No one television organization has ever been asked to do this before. It is an entirely different situation from the setting up of an alternative system, as happened when commercial television came into being in this country, and was based on a substantial diversion of qualified personnel from the BBC. It is altogether different again from starting television in simple circumstances for an audience to whom it is a complete novelty, which is the condition confronting many of our brothers in the Commonwealth, and indeed in the emergent countries everywhere. Here you have the oldest television system in the world, with all the standards and models and examples it likes to think it has set for other television people in Britain and elsewhere, being called upon to begin again by improving on its current performance, because if it does not appear to be doing that, the public wrath will fall, and the Government’s confidence in the BBC will be shaken.
In other words, BBC-2 is not starting from scratch, but under the handicap of existing liveliness and variety in BBC-1, and the rapidly improving form of much commercial competition as well. This is a challenge we accept and we believe we can meet. But it does not mean that given a successful start in the South-East in 1964, this will be adequate for the Midlands and North in 1965, or for the further very important extensions, in particular to the other nations of the United Kingdom.
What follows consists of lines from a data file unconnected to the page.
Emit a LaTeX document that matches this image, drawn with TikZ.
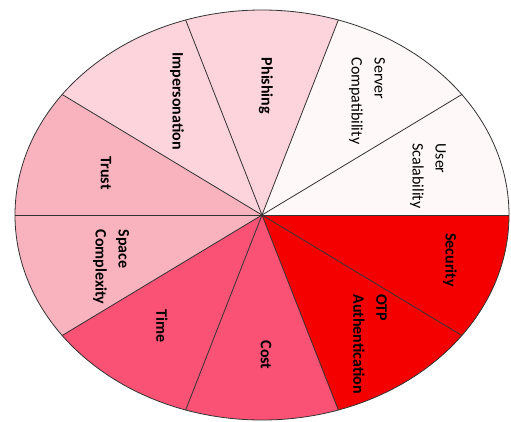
\documentclass[tikz,border=0pt]{standalone}
\usepackage{fontspec}
\setmainfont{Carlito}
\usetikzlibrary{calc}
\definecolor{paleC}{HTML}{FEF8F8}
\definecolor{pinkC}{HTML}{FDD3DC}
\definecolor{roseC}{HTML}{F9B3BE}
\definecolor{deepC}{HTML}{F95274}
\definecolor{redC}{HTML}{F50000}
\begin{document}
\begin{tikzpicture}[x=1pt,y=1pt,
  wedge/.style={line width=0.8pt, draw=black!80, line join=round},
  lbl/.style={rotate=-90, align=left, inner sep=0pt,
    font=\fontsize{16}{23}\selectfont\bfseries},
  lblreg/.style={lbl, font=\fontsize{16}{23}\selectfont}]
\useasboundingbox (0,0) rectangle (511,421);
\coordinate (c) at (262,206);
% ten equal wedges of the ellipse, counter-clockwise from the right
\foreach \a/\col in {0/paleC,36/paleC,72/pinkC,108/pinkC,144/roseC,
                     180/roseC,216/deepC,252/deepC,288/redC,324/redC}{
  \fill[\col] (c) -- ($(c)+(\a:247pt and 205pt)$)
    arc[start angle=\a, delta angle=36, x radius=247pt, y radius=205pt] -- cycle;
}
\foreach \a in {0,36,...,324}{
  \draw[wedge] (c) -- ($(c)+(\a:247pt and 205pt)$);
}
\draw[wedge] (c) ellipse[x radius=247pt, y radius=205pt];
% labels
\node[lblreg] (scal)  at (428,245) {User\\Scalability};
\node[lblreg] (comp)  at (367,320) {Server\\Compatibility};
\node[lbl]    (phish) at (266,335) {Phishing};
\node[lbl]    (imp)   at (177,320) {Impersonation};
\node[lbl]    (trust) at (106,248) {Trust};
\node[lbl]    (space) at (111,154) {Space\\Complexity};
\node[lbl]    (time)  at (162,95)  {Time};
\node[lbl]    (cost)  at (266,66)  {Cost};
\node[lbl]    (otp)   at (370,77)  {OTP\\Authentication};
\node[lbl]    (sec)   at (450,161) {Security};
\end{tikzpicture}
\end{document}
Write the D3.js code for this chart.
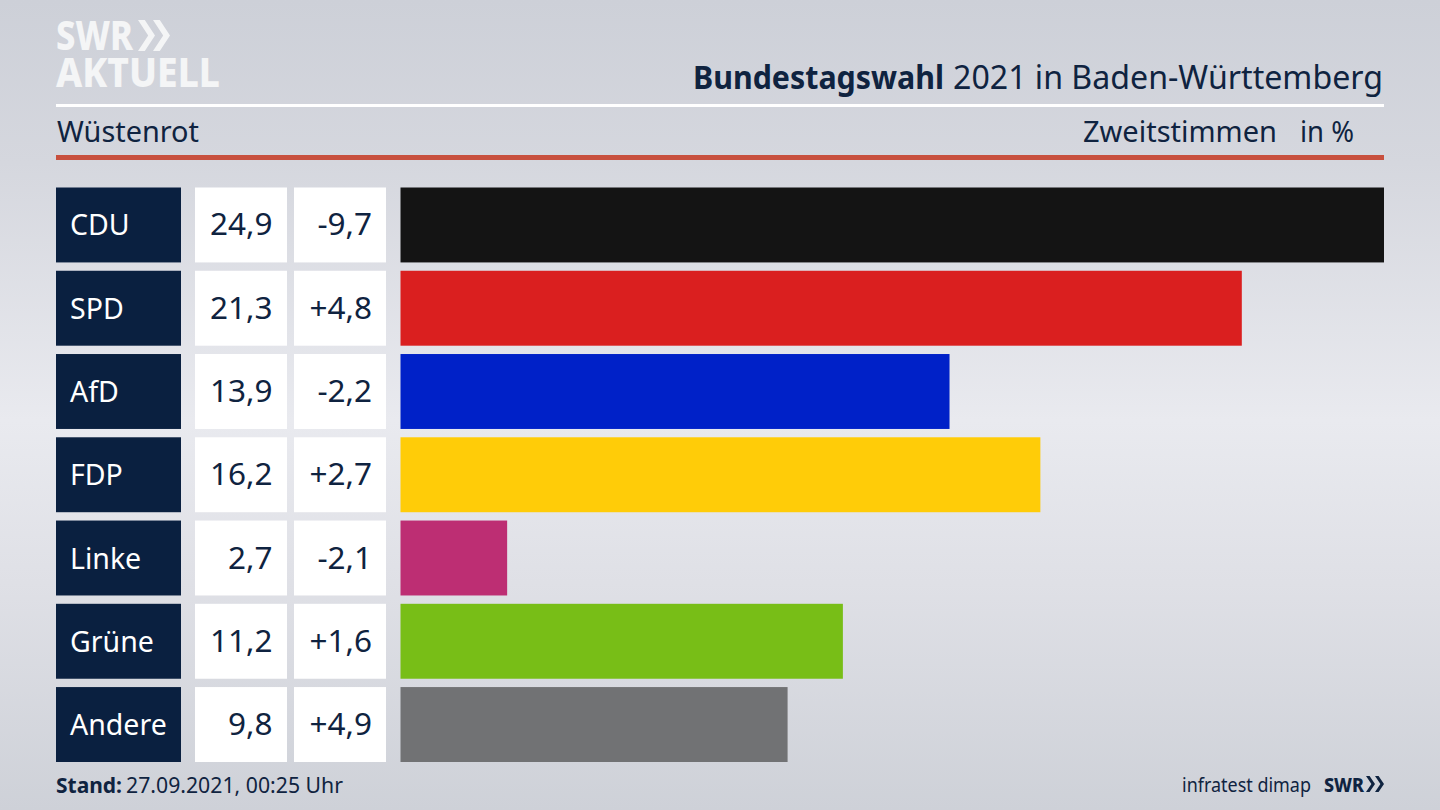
<!DOCTYPE html>
<html><head><meta charset="utf-8">
<script src="https://cdn.jsdelivr.net/npm/d3@7/dist/d3.min.js"></script>
<style>html,body{margin:0;padding:0;background:#d5d7dd}svg{display:block}text{font-family:"Noto Sans",sans-serif}</style>
</head><body><svg id="c" width="1440" height="810"></svg>
<script>
const parties=["CDU","SPD","AfD","FDP","Linke","Grüne","Andere"];
const shares=[24.9,21.3,13.9,16.2,2.7,11.2,9.8];
const changes=["-9,7","+4,8","-2,2","+2,7","-2,1","+1,6","+4,9"];
const barColors=["#141414","#da1f1f","#0021c8","#ffcc08","#bd2e73","#78be17","#717274"];
const navy="#0a2040", ink="#0f2340", logo="#f4f5f6";
const svg=d3.select("#c");
const bg=svg.append("defs").append("linearGradient").attr("id","bg").attr("x1",0).attr("x2",0).attr("y1",0).attr("y2",1);
[[0,"#cdd0d8"],[0.2,"#d5d7de"],[0.52,"#e9eaef"],[0.72,"#dfe0e6"],[1,"#ced1d8"]].forEach(s=>bg.append("stop").attr("offset",s[0]).attr("stop-color",s[1]));
svg.append("rect").attr("width",1440).attr("height",810).attr("fill","url(#bg)");
const fmt=v=>String(v).replace(".",",");
const y=d3.scaleBand().domain(parties).range([187.5,762]).paddingInner(0.1);
const x=d3.scaleLinear().domain([0,24.9]).range([400.5,1384]);
const rows=svg.selectAll("g.row").data(parties).join("g").attr("class","row");
rows.append("rect").attr("x",56).attr("width",125).attr("y",d=>y(d)).attr("height",y.bandwidth()).attr("fill",navy);
rows.append("rect").attr("x",195).attr("width",92).attr("y",d=>y(d)).attr("height",y.bandwidth()).attr("fill","#fff");
rows.append("rect").attr("x",294).attr("width",92).attr("y",d=>y(d)).attr("height",y.bandwidth()).attr("fill","#fff");
rows.append("rect").attr("x",x(0)).attr("y",d=>y(d)).attr("height",y.bandwidth()).attr("width",(d,i)=>x(shares[i])-x(0)).attr("fill",(d,i)=>barColors[i]);
const base=d=>y(d)+y.bandwidth()/2+10.5;
rows.append("text").attr("x",70).attr("y",base).attr("font-size",28.5).attr("fill","#fff").text(d=>d);
rows.append("text").attr("x",272.5).attr("y",base).attr("text-anchor","end").attr("font-size",31.5).attr("fill",ink).text((d,i)=>fmt(shares[i]));
rows.append("text").attr("x",372).attr("y",base).attr("text-anchor","end").attr("font-size",31.5).attr("fill",ink).text((d,i)=>changes[i]);
svg.append("rect").attr("x",56).attr("y",104).attr("width",1328).attr("height",3).attr("fill","#fff");
svg.append("rect").attr("x",56).attr("y",155).attr("width",1328).attr("height",5).attr("fill","#c8503e");
function label(tx,ty,size,weight,fill,str,w){
  const s=svg.append("text").attr("x",tx).attr("y",ty).attr("font-size",size).attr("font-weight",weight).attr("fill",fill).text(str);
  if(w) s.attr("textLength",w).attr("lengthAdjust","spacingAndGlyphs");
  return s;
}
label(693,89,32,700,ink,"Bundestagswahl",251);
label(953,89,32,400,ink,"2021 in Baden-Württemberg",430);
label(57,142,29,400,ink,"Wüstenrot",142);
label(1083,142,29,400,ink,"Zweitstimmen",194);
label(1300,142,29,400,ink,"in %",54);
label(56,793,22,700,ink,"Stand:",66);
label(126,793,22,400,ink,"27.09.2021, 00:25 Uhr",217);
label(1182,792,20,400,ink,"infratest dimap",129);
function chev(x0,y0,h,w,gap,col){
  [0,1].forEach(k=>{const a=x0+k*gap;
    svg.append("path").attr("d",d3.line()([[a,y0],[a+w*0.4,y0],[a+w,y0+h/2],[a+w*0.4,y0+h],[a,y0+h],[a+w*0.6,y0+h/2]])+"Z").attr("fill",col);});
}
label(56,50,41,800,logo,"SWR",77);
chev(138,20,31,17,15,logo);
label(56,87,41,800,logo,"AKTUELL",164);
label(1324,792,20,800,ink,"SWR",40);
chev(1366,776,16,9,9,ink);
</script></body></html>
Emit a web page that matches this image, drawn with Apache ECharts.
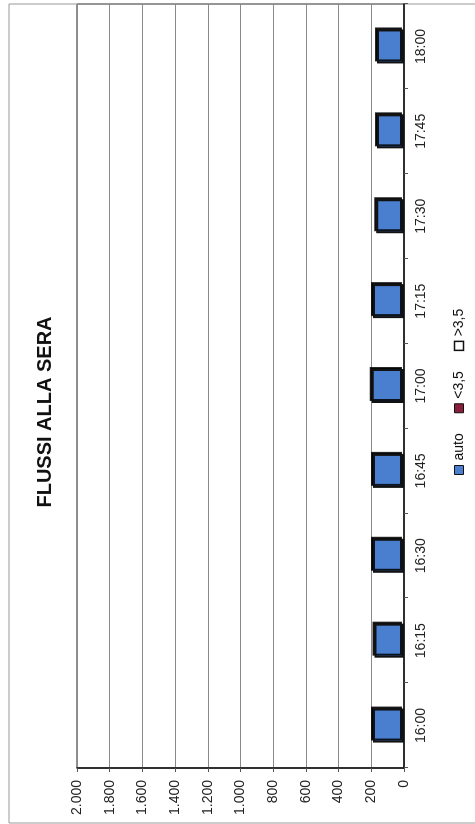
<!DOCTYPE html>
<html>
<head>
<meta charset="utf-8">
<script src="https://cdn.jsdelivr.net/npm/echarts@6/dist/echarts.min.js"></script>
<style>
html,body{margin:0;padding:0;background:#fff;width:475px;height:824px;overflow:hidden;}
#wrap{position:absolute;left:0;top:0;width:824px;height:475px;transform-origin:0 0;transform:translate(0px,824px) rotate(-90deg);}
#chart{width:824px;height:475px;}
</style>
</head>
<body>
<div id="wrap"><div id="chart"></div></div>
<script>
const titleText = 'FLUSSI ALLA SERA';
const categories = ['16:00','16:15','16:30','16:45','17:00','17:15','17:30','17:45','18:00'];
const seriesNames = ['auto','<3,5','>3,5'];
const autoValues = [190,180,190,190,198,190,170,165,165];
const under35Values = [0,0,0,0,0,0,0,0,0];
const over35Values = [0,0,0,0,0,0,0,0,0];
const valueTicks = [0,200,400,600,800,1000,1200,1400,1600,1800,2000];

const fmt = v => v >= 1000 ? Math.floor(v/1000) + '.' + String(v % 1000).padStart(3,'0') : String(v);
const font = '"Liberation Sans", Arial, sans-serif';

const chart = echarts.init(document.getElementById('chart'), null, {renderer:'canvas'});
chart.setOption({
  backgroundColor:'#fff',
  animation:false,
  title:{text:titleText,left:'center',top:30,textStyle:{fontFamily:font,fontSize:20,fontWeight:'bold',color:'#111'}},
  legend:{
    left:344, top:447, itemWidth:9, itemHeight:9, itemGap:20,
    textStyle:{fontFamily:font,fontSize:14,color:'#111'},
    data:[
      {name:seriesNames[0],icon:'rect',itemStyle:{color:'#4a7fd0',borderColor:'#111',borderWidth:1}},
      {name:seriesNames[1],icon:'rect',itemStyle:{color:'#8a1c3c',borderColor:'#111',borderWidth:1}},
      {name:seriesNames[2],icon:'rect',itemStyle:{color:'#ffffff',borderColor:'#111',borderWidth:1.5}}
    ]
  },
  grid:{left:56,right:4,top:77,bottom:71,show:true,borderColor:'#222',borderWidth:1},
  xAxis:{
    type:'category',data:categories,boundaryGap:true,
    axisLine:{lineStyle:{color:'#111',width:1.5}},
    axisTick:{show:true,length:4,alignWithLabel:false,lineStyle:{color:'#555'}},
    axisLabel:{fontFamily:font,fontSize:14,color:'#222',margin:10}
  },
  yAxis:{
    type:'value',min:valueTicks[0],max:valueTicks[valueTicks.length-1],interval:valueTicks[1]-valueTicks[0],
    axisLine:{show:true,lineStyle:{color:'#111',width:1.5}},
    axisTick:{show:true,length:4,lineStyle:{color:'#555'}},
    splitLine:{show:true,lineStyle:{color:'#8a8a8a',width:1}},
    axisLabel:{fontFamily:font,fontSize:14,color:'#222',margin:12,formatter:fmt}
  },
  graphic:[
    {type:'line',shape:{x1:1,y1:9,x2:820,y2:9},style:{stroke:'#999',lineWidth:1}},
    {type:'line',shape:{x1:1,y1:9,x2:1,y2:475},style:{stroke:'#999',lineWidth:1}},
    {type:'line',shape:{x1:820,y1:9,x2:820,y2:475},style:{stroke:'#999',lineWidth:1}}
  ],
  series:[
    {name:seriesNames[0],type:'bar',stack:'s',data:autoValues,barWidth:34,
     itemStyle:{color:'#4a7fd0',borderColor:'#111',borderWidth:2,shadowColor:'rgba(0,0,0,0.85)',shadowOffsetX:2,shadowOffsetY:-2,shadowBlur:0}},
    {name:seriesNames[1],type:'bar',stack:'s',data:under35Values,barWidth:34,itemStyle:{color:'#8a1c3c',borderWidth:0}},
    {name:seriesNames[2],type:'bar',stack:'s',data:over35Values,barWidth:34,itemStyle:{color:'#ffffff',borderWidth:0}}
  ]
});
</script>
</body>
</html>
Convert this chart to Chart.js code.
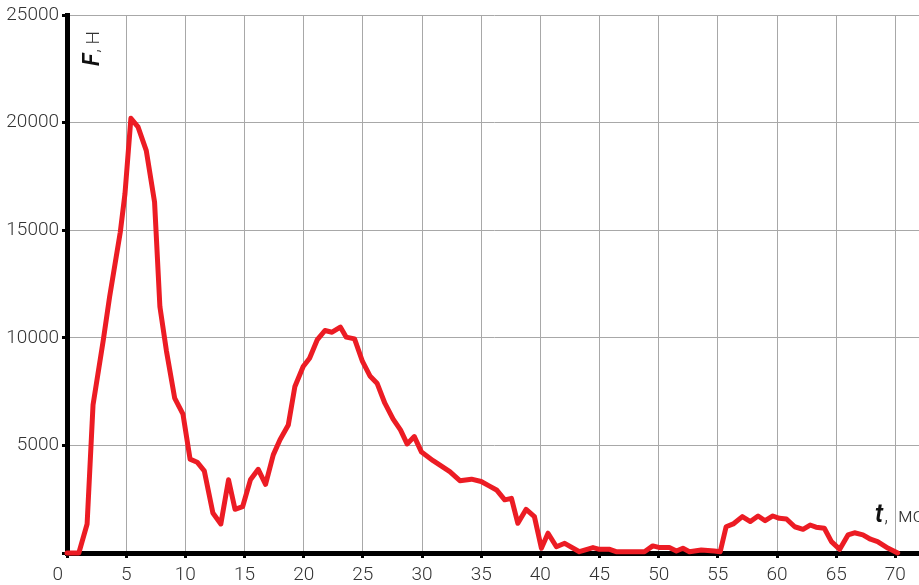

We shall refuse to be content with whatever pattern emerges in the first year. I believe that viewers in 1964 (who, after all, do comprise one-fifth of the population, if they are properly converted), will discover that the freedom explicit in two channels quickly becomes so natural, so inevitable, that they will wonder how they were ever satisfied with anything less. But they must not suppose that they can settle down into a mere extension of the viewing routine which emerges from the ‘either/or’ situation. BBC-2 will not stay put (any more, of course than BBC-1 will). It will be continuingly, perhaps indefinitely, experimental. Release from a strait-jacket can have a permanently invigorating effect.